Tuesday, November 14, 2006

On Wednesday of last week, there was a book party & reading for Charles Bernstein’s latest collection, Girly Man, at Kelly Writer’s House. It was instructive to get to hear Bernstein & Barrett Watten in something akin to a back-to-back format to get a sense of just how very wide the range of poetries can be that are known historically as language writing, for while their deepest long-term goals are quite similar, their strategies as poets could not be further apart. Nor are these the only two poles of difference one might find among the langpos – take Clark Coolidge, especially the early work, & Rae Armantrout as two others & maybe you will start to get a sense of just how radically wide – or perhaps widely radical – langpo truly is. Maybe add another axis with Hannah Weiner & Tina Darragh as its “logical” pair of opposites. You could take any five of these examples & then pose the question about the sixth, Why is he/she a language poet? and it would almost feel like a plausible question.

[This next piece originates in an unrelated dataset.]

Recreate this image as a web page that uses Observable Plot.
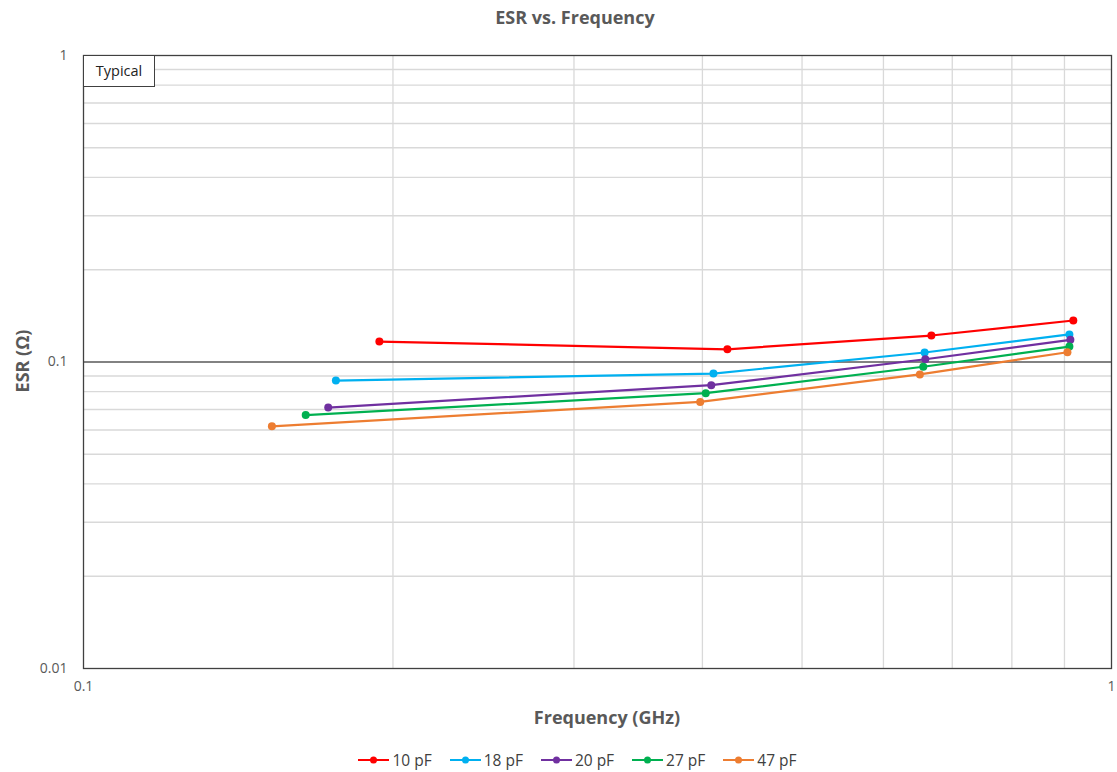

Of all the language poets, Watten is perhaps the closest to the tradition of the troubadours, and especially of the concept of trobar clus, a literature that pulls out all the stops & tries to be all that language might be, that makes conscious demands on readers & expects them to actually want these demands, & to understand the pleasure that comes in reading a dense (if not “difficult”) text. The experience at the end of one of Watten’s works, especially those that go more than a single page, is not dissimilar from the feeling one has at the end of a good workout in the weight training facility, or perhaps great sex – one feels the muscles used, there is a “burn” that lingers, an exhilaration integral to the event. The ambivalence and irony that circulate about the title of Watten’s masterpiece, Progress, operate on so many different levels, for example, that one never fully exhausts them: it is true & not true at a dizzying rate.

This approach places Watten into a literary tradition that has clear antecedents in the work & life of Louis Zukofsky, with some aspects of Ezra Pound, with the Williams of Spring & All, and beyond them with the critical writing – and the role of critical writing – of Coleridge. If Watten is a troubadour, he is most definitely an Enlightenment one. He comes closer to Habermas’ model of returning to modernism – Watten’s preferred term is constructivism – and this time getting it right than any other poet I have ever met. As a result, Watten is the ideal test case for an argument – my argument, anyway – that langpo ultimately is not post-modern, but rather an argument with modernism & postmodernism alike.

If Watten’s approach to the reader is in your face, Bernstein comes from virtually every other direction. He is the most Brechtian poet America has yet produced, concerned not with demonstrating everything language can be (indeed, there is a deliberate slightness to his writing), but rather unveiling all the social processes through which we process – and by inference misprocess, dysprocess, malprocess – all the language we consume. I sometimes imagine Watten’s poems as being not unlike the monolith in the film 2001: A Space Odyssey. They’re inescapable & force readers to confront the Other. Bernstein’s poems, in contrast, are more like the deadpan (but deadly) computer HAL in that same flick: I’m sorry, Dave. I cannot do that.

I think it’s easy – and this is the primary risk in Bernstein’s work – to mistake him for, or take him merely as, a “funny poet,” the hip version of Billy Collins. It’s possible to read Girly Man just this way, consuming it straight through because it goes down as easily as a comic novel. In fact, a good reading of this book would prove to be almost the antithesis of that. Take a look, for example, at this close reading I did more than three years ago of “Thank You for Saying Thank You,” one of the key poems collected in this edition. It is, of course, completely possible to read that poem straight through, to sense the ironies, and to move on. But to actually read the poem takes an effort of a whole other order. And the poem doesn’t necessarily let you know that.

I vacillate as to whether Watten or Bernstein has the much more reader friendly model for poetry. In one sense, you can get there, wherever there might be, either way. But it is possible – I know because I’ve heard people make the argument – to say that Watten writes only for those willing to make the effort to get deeply into his poems & that to others his work can seem intimidating. However, Bernstein writes in a way that allows some – how many is anybody’s guess – to think they’re reading him when they’re not getting it at all. That is exactly the point being made in “Thank You for Saying Thank You,” but how many will really follow through, acting on the implications of that text? Watten comes as close as is humanly possible to ensuring that nobody who attempts to read his poetry seriously is going to misread it. Bernstein flirts with that result all the time.

One consequence of this is that I know readers who love one of these poets & despise – basically just don’t get – the other. My argument would be that you need to understand, to really “grok” in Robert Heinlein’s sense of that term, the logic within each path. Both, I would argue, are absolutely necessary.